Fifty-eight years ago this month, a superhero made his debut on the cover of a comic book. He was strong enough to hold a green sedan over his head and brave enough to test the fashion standards of the day, with a daring ensemble of red cape and blue tights.
Who was this caped man? And how did he get to be so strong?
These and other burning questions could be answered only by buying the comic book. That is how America learned about a planet called Krypton, a spaceship carrying an infant to Earth and other details that could make a child momentarily forget the Depression's deprivations. It cost a dime.
Saturday, one of those 1938 comic books - Action Comics No.1, which introduced Superman - sold for $61,900 to Steve Geppi, a Maryland man whose business interests range from publishing to owning a piece of the Baltimore Orioles. And Geppi makes no apologies for making a purchase that others might find extravagant.
``Comics is my life,'' Geppi explained.
The sentiment could have served as the motto for many of the people who walked past a somber doorman and into the main bidding room of Sotheby's, where the possessions of Jacqueline Kennedy Onassis were auctioned two months ago amid international attention.
Saturday's offerings included no White House mementos. Instead, the auctioneer called for bids on Green Lantern comic books from the mid-1940s, including the one in which our hero battled the Sky Pirate; the Batman issue in which the Caped Crusader had to match wits with the treacherous Joker in 48 states, and the All Star comic book from 1940, wherein the Justice Society of America - the Flash, Dr. Fate, Johnny Thunder and others - convened to address agenda item No.1: the battle against evil.
By mid-afternoon, those assembled had spent more than $640,000 on the colorful representation of such morality plays, culled from various private and institutional collections.
Daniel Greenhalgh, a comic book dealer from Wallingford, Conn., played a significant role in Saturday's sales, spending more than $81,000 on various offerings. He said that older comic books, particularly those about superheroes, will continue to grow in value in part because of their rarity; there are only a few dozen extant copies of the Superman comic book now owned by Geppi.
More important, he said, is the emotional attachment. Adults remember imitating the flying exploits of Superman, and the lightning speed of the Flash. Indeed, Greenhalgh showed no excitement when a Little Lulu comic book came up for bid. ``I'm primarily a superhero dealer,'' he explained.
The auction for comic books and comic-book art began Friday, when bidders spent a total of $616,000 on offerings that ranged from a work depicting Popeye gazing with a goo-goo eye at Olive Oyl to the oeuvre of Frank Frazetta, whose subjects included half-naked women and pterodactyls.

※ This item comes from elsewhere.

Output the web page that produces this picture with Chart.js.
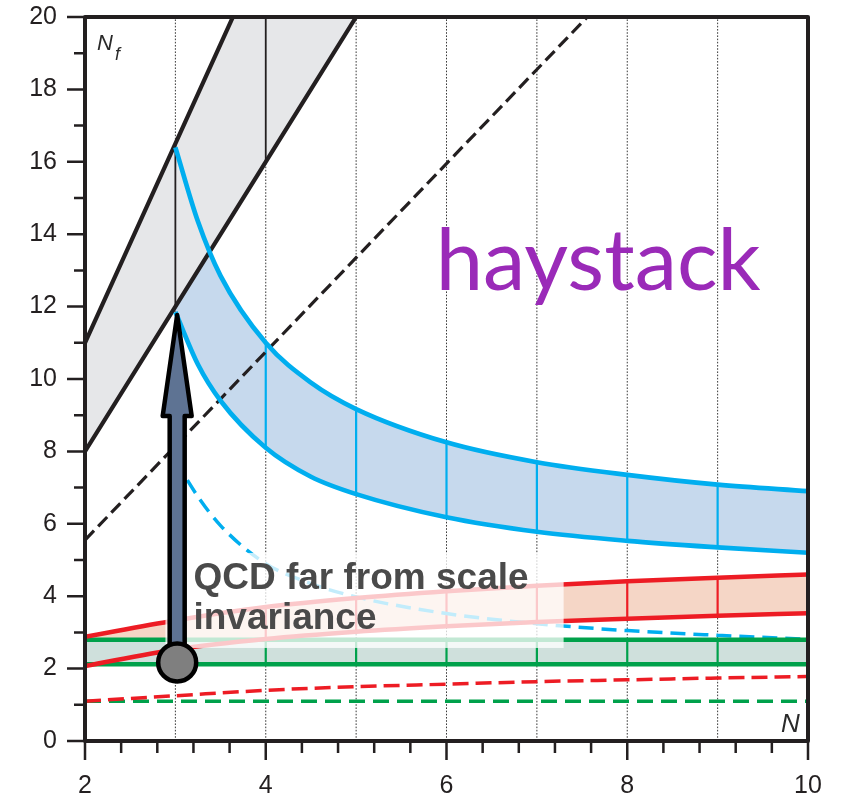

The artwork of Robert Crumb proved popular, with his Fritz the Cat, in a decidedly frisky pose, selling for $56,350 to someone whom Sotheby's described as a ``European private collector.''
But Saturday belonged to the superheroic. As photographs of comic-book covers were flashed on a screen, a currency board spun with ever-growing amounts - in British pounds, Japanese yen and Swiss francs. Sotheby's employees handled telephone bids.
LENGTH: Medium: 73 lines ILLUSTRATION: PHOTO: Action Comics No. 1, with its cover art portraying theby CNBMan of Steel hoisting a car above his head, sold for $61,900 at a
Sotheby's comic book and comic art auction Saturday in New York.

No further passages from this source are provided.